A. J. Trask   Music [Selections of piano sheet music from 1840-1860]

When I saw the large, worn leather bound volume, I knew it would be a problem. The title, stamped on the front, was a name: A. J. Trask. This was a collection of piano music. Several pages were sticking out beyond the others and page edge trimming was irregular. On opening the volume, I found no contents page. Paging through the book, I found many tears from probably resulting from the quick turning of pages as the pianist played—they were about 1/3rd of the way up the page.

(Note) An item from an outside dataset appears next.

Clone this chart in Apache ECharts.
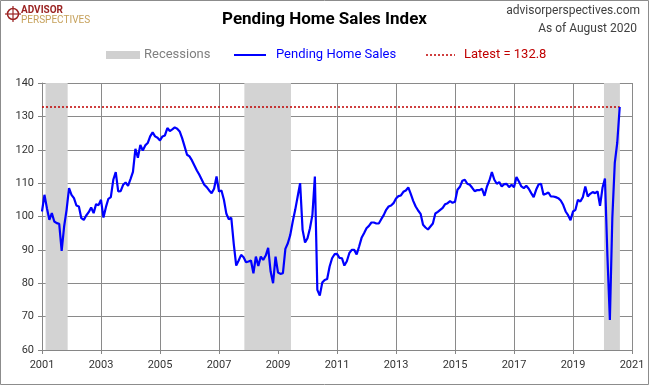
<!DOCTYPE html>
<html>
<head>
<meta charset="utf-8">
<script src="https://cdn.jsdelivr.net/npm/echarts@6/dist/echarts.min.js"></script>
<style>
html,body{margin:0;padding:0;background:#fff;}
#chart{width:649px;height:385px;}
</style>
</head>
<body>
<div id="chart"></div>
<script>
// ---- Data (monthly, Jan 2001 .. Aug 2020) ----
const startYear = 2001;
const pendingHomeSales = [
  // 2001
  101.5, 106.5, 102.5, 99.0, 101.0, 98.5, 98.0, 97.8, 89.7, 97.0, 102.0, 108.5,
  // 2002
  106.5, 105.5, 103.3, 103.0, 99.5, 99.0, 100.3, 101.3, 102.7, 101.0, 103.7, 103.4,
  // 2003
  105.0, 99.7, 102.8, 105.3, 105.8, 111.0, 113.3, 107.5, 107.6, 109.5, 110.2, 109.2,
  // 2004
  111.2, 113.4, 120.3, 117.6, 121.4, 119.8, 121.3, 122.0, 124.0, 125.2, 124.0, 123.6,
  // 2005
  122.8, 124.0, 124.3, 126.5, 125.6, 126.1, 126.7, 126.3, 125.5, 123.5, 121.0, 118.5,
  // 2006
  118.0, 116.8, 115.3, 113.8, 112.5, 111.0, 109.5, 108.8, 107.8, 107.0, 108.3, 112.0,
  // 2007
  107.5, 107.8, 105.0, 100.8, 99.2, 99.6, 91.8, 85.3, 86.8, 88.5, 87.8, 86.3,
  // 2008
  86.5, 86.8, 83.0, 88.0, 85.2, 88.0, 87.0, 88.3, 90.6, 83.5, 80.0, 88.0,
  // 2009
  83.2, 82.8, 83.0, 90.3, 92.0, 94.5, 98.5, 102.0, 106.0, 110.0, 96.0, 92.2,
  // 2010
  93.5, 96.5, 100.5, 112.0, 78.0, 76.3, 80.2, 81.0, 81.3, 85.0, 87.5, 88.7,
  // 2011
  88.8, 87.6, 87.5, 85.3, 86.6, 89.0, 90.0, 90.0, 88.6, 91.0, 93.6, 95.0,
  // 2012
  96.5, 97.2, 98.2, 98.2, 97.9, 97.9, 99.2, 100.4, 102.0, 103.0, 103.3, 104.0,
  // 2013
  105.4, 106.1, 106.3, 107.4, 107.8, 108.7, 106.8, 104.7, 103.0, 101.8, 100.8, 97.5,
  // 2014
  96.7, 96.1, 97.0, 97.9, 100.9, 101.4, 102.0, 102.6, 103.7, 104.0, 104.6, 104.1,
  // 2015
  104.4, 108.0, 108.9, 110.7, 111.0, 109.8, 109.5, 108.6, 107.6, 107.9, 107.9, 108.3,
  // 2016
  106.2, 109.0, 110.8, 113.3, 111.0, 109.8, 110.3, 109.0, 109.7, 109.8, 108.8, 109.5,
  // 2017
  108.8, 111.8, 110.5, 109.0, 108.5, 109.2, 108.3, 107.0, 105.8, 108.0, 109.6, 109.8,
  // 2018
  106.5, 106.8, 107.2, 106.0, 106.0, 105.8, 105.5, 104.8, 103.5, 101.5, 100.4, 98.9,
  // 2019
  101.5, 102.0, 105.0, 104.5, 105.8, 109.0, 106.0, 106.8, 107.3, 107.0, 107.5, 103.2,
  // 2020
  108.6, 111.4, 88.2, 69.0, 99.6, 116.1, 122.1, 132.8
];
const recessionStart = [2001.12, 2007.86, 2020.05];
const recessionEnd   = [2001.87, 2009.44, 2020.59];
const xTickLabels = ['2001','2003','2005','2007','2009','2011','2013','2015','2017','2019','2021'];
const yTickLabels = ['60','70','80','90','100','110','120','130','140'];
const latestValue = 132.8;

// ---- Build ----
const lineData = pendingHomeSales.map((v, i) => [startYear + i / 12, v]);
const lastX = lineData[lineData.length - 1][0];
const recessionAreas = recessionStart.map((s, i) => [{ xAxis: s }, { xAxis: recessionEnd[i] }]);

const FONT = 'Roboto, "Noto Sans", sans-serif';
const chart = echarts.init(document.getElementById('chart'), null, { renderer: 'canvas' });

chart.setOption({
  animation: false,
  backgroundColor: '#ffffff',
  grid: { left: 42, right: 17, top: 83, bottom: 35, containLabel: false },
  xAxis: {
    type: 'value',
    min: Number(xTickLabels[0]),
    max: Number(xTickLabels[xTickLabels.length - 1]),
    interval: 2,
    axisLine: { show: true, lineStyle: { color: '#868686', width: 1 } },
    axisTick: { show: true, inside: false, length: 4, lineStyle: { color: '#868686' } },
    axisLabel: { margin: 10, color: '#333', fontFamily: FONT, fontSize: 11, formatter: v => String(Math.round(v)) },
    splitLine: { show: true, lineStyle: { color: '#8a8a8a', width: 1 } }
  },
  yAxis: {
    type: 'value',
    min: Number(yTickLabels[0]),
    max: Number(yTickLabels[yTickLabels.length - 1]),
    interval: 10,
    axisLine: { show: true, lineStyle: { color: '#868686', width: 1 } },
    axisTick: { show: true, inside: false, length: 4, lineStyle: { color: '#868686' } },
    axisLabel: { margin: 8, color: '#333', fontFamily: FONT, fontSize: 11 },
    splitLine: { show: true, lineStyle: { color: '#8a8a8a', width: 1 } }
  },
  series: [
    {
      name: 'Pending Home Sales',
      type: 'line',
      data: lineData,
      showSymbol: false,
      symbol: 'none',
      lineStyle: { color: '#0000ff', width: 2.2 },
      z: 5,
      markArea: {
        silent: true,
        itemStyle: { color: '#d3d3d3' },
        data: recessionAreas,
        z: 1
      },
      markLine: {
        silent: true,
        symbol: ['none', 'none'],
        label: { show: false },
        lineStyle: { color: '#c00000', type: [2, 2], width: 1.5 },
        data: [[{ coord: [startYear, latestValue] }, { coord: [lastX, latestValue] }]]
      }
    }
  ],
  graphic: [
    // outer frame
    { type: 'rect', shape: { x: 0.5, y: 0.5, width: 648, height: 384 }, style: { fill: 'none', stroke: '#8c8c8c', lineWidth: 1 }, z: 100 },
    // title
    { type: 'text', left: 'center', top: 11, style: { text: 'Pending Home Sales Index', font: 'bold 17px ' + FONT, fill: '#000' } },
    // top-right source
    { type: 'text', right: 9, top: 5, style: { text: 'advisorperspectives.com', font: '12px ' + FONT, fill: '#404040' } },
    { type: 'text', right: 12, top: 23, style: { text: 'As of August 2020', font: '12px ' + FONT, fill: '#404040' } },
    // logo
    { type: 'circle', shape: { cx: 13, cy: 14, r: 5.5 }, style: { fill: 'none', stroke: '#9b2423', lineWidth: 1.5 } },
    { type: 'line', shape: { x1: 13, y1: 6, x2: 13, y2: 22 }, style: { stroke: '#9b2423', lineWidth: 1.2 } },
    { type: 'line', shape: { x1: 5, y1: 14, x2: 21, y2: 14 }, style: { stroke: '#9b2423', lineWidth: 1.2 } },
    { type: 'text', left: 21, top: 5, style: { text: 'ADVISOR', font: 'bold 10px ' + FONT, fill: '#9b2423' } },
    { type: 'text', left: 21, top: 15, style: { text: 'PERSPECTIVES', font: '10px ' + FONT, fill: '#c6a15b' } },
    // legend
    { type: 'rect', shape: { x: 106, y: 51, width: 34, height: 8 }, style: { fill: '#d0d0d0' } },
    { type: 'text', left: 144, top: 48, style: { text: 'Recessions', font: '13px ' + FONT, fill: '#7f7f7f' } },
    { type: 'line', shape: { x1: 234, y1: 55, x2: 266, y2: 55 }, style: { stroke: '#0000ff', lineWidth: 2 } },
    { type: 'text', left: 276, top: 48, style: { text: 'Pending Home Sales', font: '13px ' + FONT, fill: '#0000ff' } },
    { type: 'line', shape: { x1: 426, y1: 55, x2: 455, y2: 55 }, style: { stroke: '#c00000', lineWidth: 1.5, lineDash: [2, 2] } },
    { type: 'text', left: 464, top: 48, style: { text: 'Latest = 132.8', font: '13px ' + FONT, fill: '#c00000' } }
  ]
});
</script>
</body>
</html>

But then I recognized some of the titles, especially those by Stephen Foster. The volume contains around 40 pieces of sheet music including:  “Song of the robin” and “Romance”, George William Warren;  “The last rose of summer : with an intro./ brilliant variations for the piano forte”, Firth, 1856?;  “The last waltz of a lunatic”,  Beyer, Ferdinand,  New York : Firth, 1850s; “The rainbow schottisch”, H Kleber;  “George W Quidor”, Firth 1854; “Gentle Annie  ballad”, Stephen Collins Foster, 1856 [1st ed.]; also, “Camptown Races”; “Ethiopian Melody. As Sung by Christy Minstrels”, “Nelly was a lady”.  Firth, 1849(?); “He doeth all things well, or, My sister : a ballad”, I B Woodbury.

I had trouble putting a price on this. I knew it could be worth more than the $25 I put on it.

—I posted it to Amazon and found out that it sold the next day. Did I put too low a price on it?





The Methodist Episcopal Hymnal (1852) has solid leather covers with some wear and cracks at hinges.  Gilt lettering and design on spine is easily readable.  On front are the words  “Cool Spring M. E. Church FROM Mamie Dashiell”.

On the fly in pencil (faintly):  “This book belongs to Thomas R. Gentry  I bought it of a lady at Lincoln Station and give $5.00 dollars in Confedret (sic) money” [according too?] Phebe A Gentry This book was bought November 28, 1862.  Thomas Gentry died in 1881 at age of 43 according to a slip of paper inserted in the hymnal.

(Methodist Episcopal Hymnals for this period are not expensive ($15-$25). How much does the note on the fly add to the value?  I was unable to locate a “Cool Spring M. E. Church” with a limited search.)